Work to do
In the material below, please retype the lines from the very first through the one with "const stemY = [44.9, 49.3];", exactly and without pictures.

Collected material
....

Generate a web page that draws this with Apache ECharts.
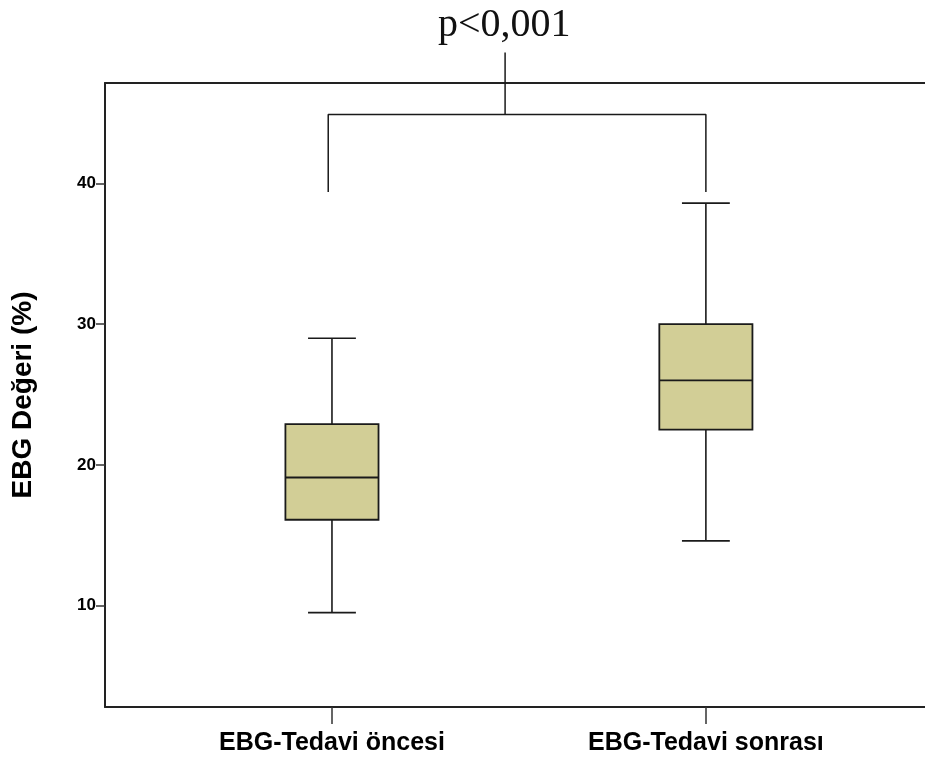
<!DOCTYPE html>
<html>
<head>
<meta charset="utf-8">
<script src="https://cdn.jsdelivr.net/npm/echarts@6/dist/echarts.min.js"></script>
<style>html,body{margin:0;padding:0;background:#fff}#c{width:925px;height:762px}</style>
</head>
<body>
<div id="c"></div>
<script>
// ---- data ----
const categories = ['EBG-Tedavi öncesi', 'EBG-Tedavi sonrası'];
const categoryX = [1, 2];
// [min, Q1, median, Q3, max]
const preValues = [9.5, 16.1, 19.1, 22.9, 29.0];
const postValues = [14.6, 22.5, 26.0, 30.0, 38.6];
const yTicks = [10, 20, 30, 40];
const pText = 'p<0,001';
// significance bracket (data units)
const bracketX = [0.99, 0.99, 2.0, 2.0];
const bracketY = [39.4, 44.9, 44.9, 39.4];
const stemX = [1.463, 1.463];
const stemY = [44.9, 49.3];

const BOX_W = 0.249, CAP_W = 0.128;
const X_MIN = 0.393, X_MAX = 2.586;
const Y_MIN = 2.79, Y_MAX = 47.14;

const chart = echarts.init(document.getElementById('c'));
const boxData = [
  [categoryX[0]].concat(preValues),
  [categoryX[1]].concat(postValues)
];
const axisCol = '#222';
chart.setOption({
  animation: false,
  backgroundColor: '#fff',
  title: {
    text: pText, left: 433, top: 0,
    textStyle: { fontFamily: 'Liberation Serif', fontSize: 40, fontWeight: 'normal', color: '#111' }
  },
  grid: { left: 105, right: 0, top: 83, bottom: 55 },
  xAxis: [{
    type: 'value', min: X_MIN, max: X_MAX, position: 'bottom',
    splitLine: { show: false },
    axisLine: { show: true, lineStyle: { color: axisCol, width: 2 } },
    axisTick: { show: true, customValues: categoryX, length: 17, lineStyle: { color: '#333', width: 1.5 } },
    axisLabel: {
      customValues: categoryX, margin: 24,
      formatter: v => categories[categoryX.indexOf(v)] || '',
      fontFamily: 'Liberation Sans', fontWeight: 'bold', fontSize: 25, color: '#000'
    }
  }, {
    type: 'value', min: X_MIN, max: X_MAX, position: 'top',
    splitLine: { show: false },
    axisLine: { show: true, lineStyle: { color: axisCol, width: 2 } },
    axisTick: { show: false }, axisLabel: { show: false }
  }],
  yAxis: {
    type: 'value', min: Y_MIN, max: Y_MAX,
    name: 'EBG Değeri (%)', nameLocation: 'middle', nameGap: 68,
    nameTextStyle: { fontFamily: 'Liberation Sans', fontWeight: 'bold', fontSize: 28, color: '#000' },
    splitLine: { show: false },
    axisLine: { show: true, lineStyle: { color: axisCol, width: 2 } },
    axisTick: { show: true, customValues: yTicks, length: 9, lineStyle: { color: '#333', width: 1.5 } },
    axisLabel: {
      customValues: yTicks, margin: 9,
      fontFamily: 'Liberation Sans', fontWeight: 'bold', fontSize: 17, color: '#000'
    }
  },
  series: [{
    type: 'custom',
    xAxisIndex: 0,
    data: boxData,
    renderItem: (params, api) => {
      const x = api.value(0);
      const lo = api.coord([x, api.value(1)]);
      const q1 = api.coord([x, api.value(2)]);
      const md = api.coord([x, api.value(3)]);
      const q3 = api.coord([x, api.value(4)]);
      const hi = api.coord([x, api.value(5)]);
      const bw = api.size([BOX_W, 0])[0];
      const cw = api.size([CAP_W, 0])[0];
      const cx = lo[0];
      const ls = { stroke: '#1a1a1a', lineWidth: 1.6 };
      return {
        type: 'group',
        children: [
          { type: 'line', shape: { x1: cx, y1: hi[1], x2: cx, y2: q3[1] }, style: ls },
          { type: 'line', shape: { x1: cx, y1: q1[1], x2: cx, y2: lo[1] }, style: ls },
          { type: 'line', shape: { x1: cx - cw / 2, y1: hi[1], x2: cx + cw / 2, y2: hi[1] }, style: ls },
          { type: 'line', shape: { x1: cx - cw / 2, y1: lo[1], x2: cx + cw / 2, y2: lo[1] }, style: ls },
          { type: 'rect', shape: { x: cx - bw / 2, y: q3[1], width: bw, height: q1[1] - q3[1] },
            style: { fill: '#d2ce96', stroke: '#1a1a1a', lineWidth: 1.8 } },
          { type: 'line', shape: { x1: cx - bw / 2, y1: md[1], x2: cx + bw / 2, y2: md[1] },
            style: { stroke: '#1a1a1a', lineWidth: 1.8 } }
        ]
      };
    }
  }, {
    type: 'line', xAxisIndex: 0, clip: false, symbol: 'none', silent: true,
    data: bracketX.map((v, i) => [v, bracketY[i]]),
    lineStyle: { color: '#1a1a1a', width: 1.5 }
  }, {
    type: 'line', xAxisIndex: 0, clip: false, symbol: 'none', silent: true,
    data: stemX.map((v, i) => [v, stemY[i]]),
    lineStyle: { color: '#1a1a1a', width: 1.5 }
  }]
});
</script>
</body>
</html>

....

Task result
Generate a web page that draws this with Apache ECharts.
<!DOCTYPE html>
<html>
<head>
<meta charset="utf-8">
<script src="https://cdn.jsdelivr.net/npm/echarts@6/dist/echarts.min.js"></script>
<style>html,body{margin:0;padding:0;background:#fff}#c{width:925px;height:762px}</style>
</head>
<body>
<div id="c"></div>
<script>
// ---- data ----
const categories = ['EBG-Tedavi öncesi', 'EBG-Tedavi sonrası'];
const categoryX = [1, 2];
// [min, Q1, median, Q3, max]
const preValues = [9.5, 16.1, 19.1, 22.9, 29.0];
const postValues = [14.6, 22.5, 26.0, 30.0, 38.6];
const yTicks = [10, 20, 30, 40];
const pText = 'p<0,001';
// significance bracket (data units)
const bracketX = [0.99, 0.99, 2.0, 2.0];
const bracketY = [39.4, 44.9, 44.9, 39.4];
const stemX = [1.463, 1.463];
const stemY = [44.9, 49.3];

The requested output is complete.